Flat Fishy, I remember when my youngest Son shot his first buck . There are no words to describe the sensation and emotions around the deer camp as well as within the family. She is your baby girl, but now, she is growing up and becomming a young woman. Be proud, give her a hug, and remember that she will never forget the lessons that you taught her. Congratulations to both of you !


----------



## catchysumfishy (Jul 19, 2008)

WoooHooooo, now that's what I'M talk'n bout! Way to go dad and thanks for sharing!


----------



## Rack Ranch (May 25, 2004)

Awesome!! congrats young lady..


----------



## wacker (Mar 22, 2006)

YES!!!! Tell her Good job and congrats.:brew:


----------



## Gulfcoast13 (Mar 10, 2010)

Congrats!!!!Way To Go!


----------



## RATLTRAP (Sep 16, 2009)

Congrats to both of you!


----------



## bountyhunter (Jul 6, 2005)

That's wonderful and big Congrats to her and a pat of the back to you!!!!


----------



## Jasmillertime (Mar 23, 2010)

congrats. i still have a ways since my oldest is only 2


----------



## TripleSranch (Jan 16, 2010)

Way to go , great kill, good memories thanks for sharing


----------



## Reel Time (Oct 6, 2009)

That is excellent. Wow! You can come down off of cloud 9 now Dad! LOL!
No, on second thought, keep enjoying what she has accomplished.
RT


----------



## Chunky (Oct 15, 2006)

Having bowhunting daughters myself, I know the awesome feeling of it. Congrats to both of you, and many more successes.


----------



## slabnabbin (May 25, 2010)

awesome! nothing like the first bow kill. congrats


----------



## MLK (Oct 5, 2009)

Very cool. congrats on her first deer especially taken with a bow. Do her a huge favor because it can only be done on your first deer harvested in Texas. Enter her in the Texas Big Game Awards for her first big game harvest. Then you can go to TBGA and she will get a nice certificate from TBGA. My wife got her first one last year.


----------



## Bucksnort (Jun 29, 2004)

FLAT FISHY said:


> My baby girl(she is still 4 in my eyes) but she is 20.75....

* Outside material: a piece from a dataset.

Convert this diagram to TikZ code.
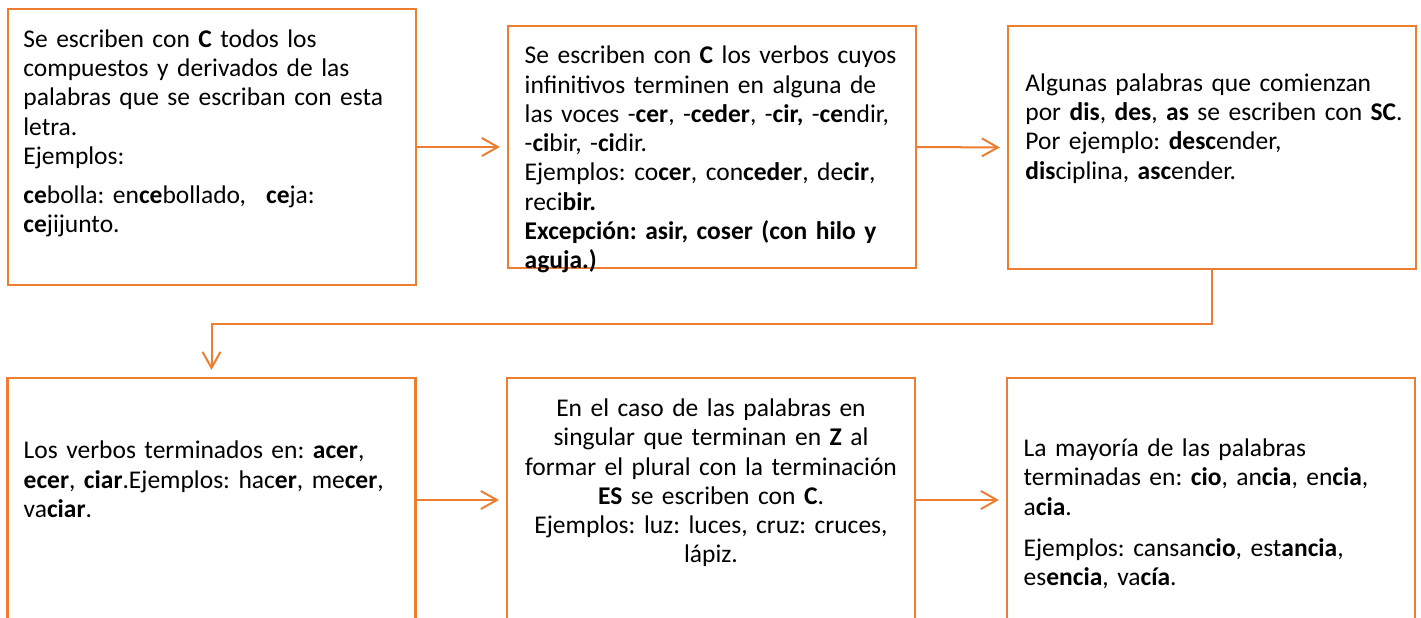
\documentclass[tikz,border=0pt]{standalone}
\usepackage{fontspec}
\setmainfont{Carlito}
\usetikzlibrary{arrows.meta}
\definecolor{naranja}{HTML}{ED7D31}
\tikzset{
    caja/.style={draw=naranja, line width=1.1pt, inner sep=0pt, minimum width=204pt},
    texto/.style={anchor=north west, inner sep=0pt, align=left, text width=200pt,
        font=\fontsize{12.75}{14.65}\selectfont\frenchspacing},
    flecha/.style={draw=naranja, line width=1pt, -{Straight Barb[length=8pt,width=9pt]}, shorten >=3.5pt},
}

\begin{document}
\begin{tikzpicture}[x=0.5pt,y=-0.5pt]
    \useasboundingbox (0,0) rectangle (1421,617);
    %Cajas
        \node[caja, minimum height=138pt] (b1) at (212,147) {};
        \node[caja, minimum height=121pt] (b2) at (712,147) {};
        \node[caja, minimum height=121.5pt] (b3) at (1212,147.5) {};
        \node[caja, minimum height=122pt] (b4) at (211.5,500) {};
        \node[caja, minimum height=122pt] (b5) at (711,500) {};
        \node[caja, minimum height=122pt] (b6) at (1211,500) {};
    %Textos
        \node[texto] (t1) at (23,26.2) {\strut Se escriben con \textbf{C} todos los\\
            compuestos y derivados de las\\
            palabras que se escriban con esta\\
            letra.\\
            Ejemplos:\\[4.85pt]
            \textbf{ce}bolla: en\textbf{ce}bollado,\hspace{10pt}\textbf{ce}ja:\\
            \textbf{ce}jijunto.};
        \node[texto] (t2) at (524.3,42.8) {\strut Se escriben con \textbf{C} los verbos cuyos\\
            infinitivos terminen en alguna de\\
            las voces -\textbf{cer}, -\textbf{ceder}, -\textbf{cir,} -\textbf{ce}ndir,\\
            -\textbf{ci}bir, -\textbf{ci}dir.\\
            Ejemplos: co\textbf{cer}, con\textbf{ceder}, de\textbf{cir},\\
            reci\textbf{bir.}\\
            \textbf{Excepción: asir, coser (con hilo y}\\
            \textbf{aguja.)}};
        \node[texto] (t3) at (1025,70.2) {\strut Algunas palabras que comienzan\\
            por \textbf{dis}, \textbf{des}, \textbf{as} se escriben con \textbf{SC}.\\
            Por ejemplo: \textbf{desc}ender,\\
            \textbf{dis}ciplina, \textbf{asc}ender.};
        \node[texto] (t4) at (23.3,437.8) {\strut Los verbos terminados en: \textbf{acer},\\
            \textbf{ecer}, \textbf{ciar}.Ejemplos: hac\textbf{er}, me\textbf{cer},\\
            va\textbf{ciar}.};
        \node[texto, anchor=north, align=center] (t5) at (711,395.5) {\strut En el caso de las palabras en\\
            singular que terminan en \textbf{Z} al\\
            formar el plural con la terminación\\
            \textbf{ES} se escriben con \textbf{C}.\\
            Ejemplos: luz: luces, cruz: cruces,\\
            lápiz.};
        \node[texto] (t6) at (1023.3,435.5) {\strut La mayoría de las palabras\\
            terminadas en: \textbf{cio}, an\textbf{cia}, en\textbf{cia},\\
            a\textbf{cia}.\\[6pt]
            Ejemplos: cansan\textbf{cio}, est\textbf{ancia},\\
            es\textbf{encia}, va\textbf{cía}.};
    %Flechas
        \draw[flecha] (b1.east) -- (b2.west);
        \draw[flecha] (b2.east) -- (b3.west);
        \draw[flecha] (b3.south) -- ++(0,54) -| (b4.north);
        \draw[flecha] (b4.east) -- (b5.west);
        \draw[flecha] (b5.east) -- (b6.west);
\end{tikzpicture}
\end{document}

Boy do I know this feeling. Congratulations this is just awesome!


----------



## Listo (Jun 26, 2010)

That is awesome!


----------



## huntr4life (Apr 30, 2007)

Congrats, thats awesome


----------



## Swampus (Sep 1, 2005)

Very Cool!!! U go Girl!


----------



## saltylady (Jun 30, 2010)

*CONGRATS Way to go :texasflag*


----------



## Buckerup (Feb 19, 2009)

A great accomplishment ( for both of you ) Congrats!


----------